The UN Secretary General, Mr Kofi Annan, has not reacted to the letter, but he did condemn recent massacres in Algeria and urged tolerance following attacks last Friday in which 300 people were slain.

He saidon Saturday that the international community could not abandon the Algerian people to its fate and that words of condemnation were not enough. "It will be necessary to go beyond that quietly and discreetly."

The Algerian Ministry of Foreign Affairs on Sunday reacted sharply to Mr Annan's remarks, saying they represented an "unacceptable interference" in the country's internal affairs. The ministry said it had asked its delegation to the UN "to start an immediate representation" over the comments.

Despite Mr Madani's efforts to start dialogue, violence continued unabated.

Independent sources and media yesterday said that Islamic militants had killed 33 civilians and security forces killed 15 militants.

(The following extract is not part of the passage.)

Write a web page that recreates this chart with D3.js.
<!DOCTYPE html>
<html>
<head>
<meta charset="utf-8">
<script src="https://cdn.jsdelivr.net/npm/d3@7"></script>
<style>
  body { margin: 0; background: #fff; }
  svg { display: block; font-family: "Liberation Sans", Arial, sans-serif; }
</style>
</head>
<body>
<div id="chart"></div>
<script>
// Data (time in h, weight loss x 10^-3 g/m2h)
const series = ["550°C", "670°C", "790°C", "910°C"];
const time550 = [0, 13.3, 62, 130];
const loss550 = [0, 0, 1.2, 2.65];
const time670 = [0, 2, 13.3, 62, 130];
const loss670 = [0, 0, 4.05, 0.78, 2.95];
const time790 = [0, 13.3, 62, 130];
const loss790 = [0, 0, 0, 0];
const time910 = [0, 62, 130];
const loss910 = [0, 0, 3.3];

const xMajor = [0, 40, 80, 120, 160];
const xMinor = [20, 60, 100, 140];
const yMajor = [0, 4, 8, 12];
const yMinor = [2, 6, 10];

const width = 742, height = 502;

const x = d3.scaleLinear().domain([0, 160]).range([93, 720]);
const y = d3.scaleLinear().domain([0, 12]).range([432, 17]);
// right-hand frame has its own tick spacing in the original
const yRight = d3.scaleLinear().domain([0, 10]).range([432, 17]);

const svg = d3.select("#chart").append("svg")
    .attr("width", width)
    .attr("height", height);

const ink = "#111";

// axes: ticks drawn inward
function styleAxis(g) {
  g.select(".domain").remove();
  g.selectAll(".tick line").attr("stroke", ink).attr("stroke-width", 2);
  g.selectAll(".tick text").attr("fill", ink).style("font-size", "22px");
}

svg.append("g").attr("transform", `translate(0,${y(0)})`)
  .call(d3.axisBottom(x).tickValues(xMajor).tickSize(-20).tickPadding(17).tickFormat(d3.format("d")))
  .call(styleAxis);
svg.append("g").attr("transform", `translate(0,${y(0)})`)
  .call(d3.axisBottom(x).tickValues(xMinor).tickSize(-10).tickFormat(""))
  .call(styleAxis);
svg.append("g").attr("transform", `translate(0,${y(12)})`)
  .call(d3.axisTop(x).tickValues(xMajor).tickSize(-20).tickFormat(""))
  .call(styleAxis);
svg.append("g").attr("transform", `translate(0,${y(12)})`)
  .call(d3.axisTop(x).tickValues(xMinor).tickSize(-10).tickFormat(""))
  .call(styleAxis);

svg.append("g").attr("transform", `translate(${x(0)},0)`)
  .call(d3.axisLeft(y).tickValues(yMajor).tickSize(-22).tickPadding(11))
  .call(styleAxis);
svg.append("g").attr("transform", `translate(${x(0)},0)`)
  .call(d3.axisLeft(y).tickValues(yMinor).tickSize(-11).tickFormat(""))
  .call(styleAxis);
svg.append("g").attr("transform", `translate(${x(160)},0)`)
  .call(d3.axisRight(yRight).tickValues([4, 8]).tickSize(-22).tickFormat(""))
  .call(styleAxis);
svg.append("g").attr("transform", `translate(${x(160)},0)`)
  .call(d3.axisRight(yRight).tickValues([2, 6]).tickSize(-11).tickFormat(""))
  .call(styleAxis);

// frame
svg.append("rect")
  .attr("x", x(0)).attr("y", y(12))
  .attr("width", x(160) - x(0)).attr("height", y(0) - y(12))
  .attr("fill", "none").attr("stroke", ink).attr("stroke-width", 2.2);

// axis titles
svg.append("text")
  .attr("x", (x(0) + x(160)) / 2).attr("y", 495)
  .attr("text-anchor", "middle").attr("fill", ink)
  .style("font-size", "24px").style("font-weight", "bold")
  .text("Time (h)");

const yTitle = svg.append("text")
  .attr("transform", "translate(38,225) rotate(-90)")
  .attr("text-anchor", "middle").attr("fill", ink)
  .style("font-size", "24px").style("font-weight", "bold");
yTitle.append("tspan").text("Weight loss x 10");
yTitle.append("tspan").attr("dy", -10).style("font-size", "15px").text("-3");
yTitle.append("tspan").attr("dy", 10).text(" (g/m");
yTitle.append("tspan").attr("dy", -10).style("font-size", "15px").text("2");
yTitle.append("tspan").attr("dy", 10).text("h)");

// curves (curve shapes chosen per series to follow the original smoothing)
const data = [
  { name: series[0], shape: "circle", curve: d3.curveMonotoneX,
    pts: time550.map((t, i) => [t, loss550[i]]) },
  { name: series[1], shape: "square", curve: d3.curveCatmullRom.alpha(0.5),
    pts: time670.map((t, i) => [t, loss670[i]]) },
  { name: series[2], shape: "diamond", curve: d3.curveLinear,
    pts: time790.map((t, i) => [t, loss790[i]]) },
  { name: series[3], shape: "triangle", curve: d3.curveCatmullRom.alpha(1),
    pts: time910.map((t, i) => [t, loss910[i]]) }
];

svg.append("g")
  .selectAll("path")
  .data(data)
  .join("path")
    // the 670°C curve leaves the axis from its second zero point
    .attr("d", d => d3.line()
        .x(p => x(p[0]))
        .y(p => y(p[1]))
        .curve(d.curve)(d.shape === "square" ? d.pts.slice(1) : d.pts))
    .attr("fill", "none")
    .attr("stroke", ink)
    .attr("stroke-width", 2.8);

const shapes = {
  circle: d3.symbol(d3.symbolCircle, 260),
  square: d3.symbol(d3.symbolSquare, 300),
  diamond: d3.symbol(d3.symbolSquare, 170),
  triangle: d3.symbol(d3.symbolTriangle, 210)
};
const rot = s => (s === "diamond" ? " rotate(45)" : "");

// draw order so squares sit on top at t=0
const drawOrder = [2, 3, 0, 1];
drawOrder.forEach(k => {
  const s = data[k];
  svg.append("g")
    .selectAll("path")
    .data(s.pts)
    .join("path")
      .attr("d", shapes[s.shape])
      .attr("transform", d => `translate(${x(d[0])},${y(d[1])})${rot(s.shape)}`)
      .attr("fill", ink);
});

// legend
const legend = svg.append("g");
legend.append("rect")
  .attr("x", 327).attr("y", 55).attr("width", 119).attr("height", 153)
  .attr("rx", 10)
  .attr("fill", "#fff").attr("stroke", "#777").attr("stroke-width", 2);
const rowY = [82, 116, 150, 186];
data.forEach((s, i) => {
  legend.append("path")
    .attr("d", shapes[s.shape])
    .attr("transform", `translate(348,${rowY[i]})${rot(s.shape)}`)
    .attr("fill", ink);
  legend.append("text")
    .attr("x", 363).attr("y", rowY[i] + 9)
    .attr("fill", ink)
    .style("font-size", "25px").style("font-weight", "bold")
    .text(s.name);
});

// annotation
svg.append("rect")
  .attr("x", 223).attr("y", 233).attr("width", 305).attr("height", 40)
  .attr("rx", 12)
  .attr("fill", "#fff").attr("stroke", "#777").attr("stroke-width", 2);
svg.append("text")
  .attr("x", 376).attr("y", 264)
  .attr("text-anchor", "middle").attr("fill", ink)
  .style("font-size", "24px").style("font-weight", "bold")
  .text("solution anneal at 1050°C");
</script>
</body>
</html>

Nineteen of the civilians were members of two families, and 13 were children, including three infants. They were slain over the weekend in a western coastal area known as Miramar, about 150 km south of Algiers.

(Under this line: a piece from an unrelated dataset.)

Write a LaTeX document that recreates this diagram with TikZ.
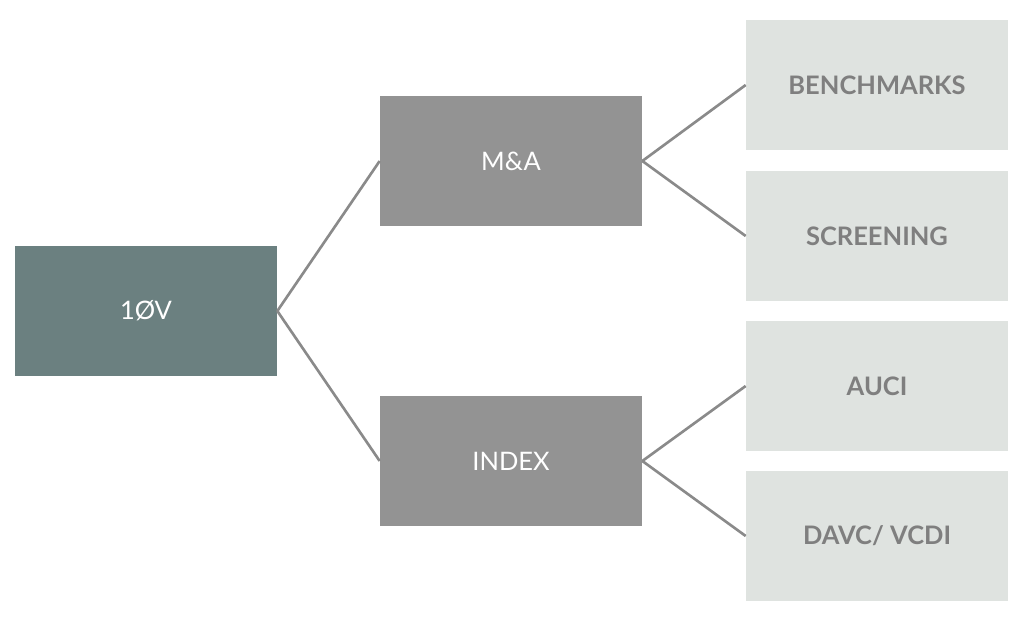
\documentclass[tikz,border=0pt]{standalone}
\usepackage{fontspec}
\setmainfont{Lato}
\definecolor{rootc}{HTML}{6B8080}
\definecolor{midc}{HTML}{939393}
\definecolor{leafc}{HTML}{DFE3E0}
\definecolor{leaftext}{HTML}{7F7F7F}
\definecolor{linec}{HTML}{8A8A8A}
\begin{document}
\begin{tikzpicture}[
    x=0.02cm, y=-0.02cm,
    box/.style={draw=none, inner sep=0, minimum width=5.24cm, minimum height=2.62cm,
      font=\fontsize{14.5}{17}\selectfont},
    root/.style={box, fill=rootc, text=white},
    inner/.style={box, fill=midc, text=white},
    leaf/.style={box, fill=leafc, text=leaftext, font=\fontsize{14.5}{17}\selectfont\bfseries},
    link/.style={-, draw=linec, line width=1.5pt}
  ]
  \useasboundingbox (0,0) rectangle (1024,622);
  \node[root] (ov) at (146,311) {1ØV};
  \node[inner] (ma) at (511,161) {M\&A};
  \node[inner] (idx) at (511,461) {INDEX};
  \node[leaf] (bench) at (877,85) {BENCHMARKS};
  \node[leaf] (scr) at (877,236) {SCREENING};
  \node[leaf] (auci) at (877,386) {AUCI};
  \node[leaf] (davc) at (877,536) {DAVC/ VCDI};
  % connectors
  \draw[link] (ov.east) -- (ma.west);
  \draw[link] (ov.east) -- (idx.west);
  \draw[link] (ma.east) -- (bench.west);
  \draw[link] (ma.east) -- (scr.west);
  \draw[link] (idx.east) -- (auci.west);
  \draw[link] (idx.east) -- (davc.west);
\end{tikzpicture}
\end{document}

The other civilians were killed early on Saturday by armed men who erected a fake police barricade near Khemis Niliana, about 100 km from the capital.

Witnesses said the attackers sprayed two packed taxis with gunfire, killing everyone inside.

Algerian government security forces, meanwhile, killed 15 suspected militants in a gun battle in north-central Algeria on Sunday, sources said. It was not immediately known whether any security forces were wounded or killed.

About 1,500 people have been killed in attacks attributed to Islamic militants since early June, when the government swept Algeria's first multi-party elections with promises to crush the insurgency. In August alone, about 700 people were believed killed.

The insurgency erupted in 1992 after the military-backed government cancelled a parliamentary run-off that the Islamic Salvation Front was expected to win.

The militants want a government based on their strict interpretation of Koranic law, which would require women to cover their heads, ban alcohol and institute compulsory religious education, among other things.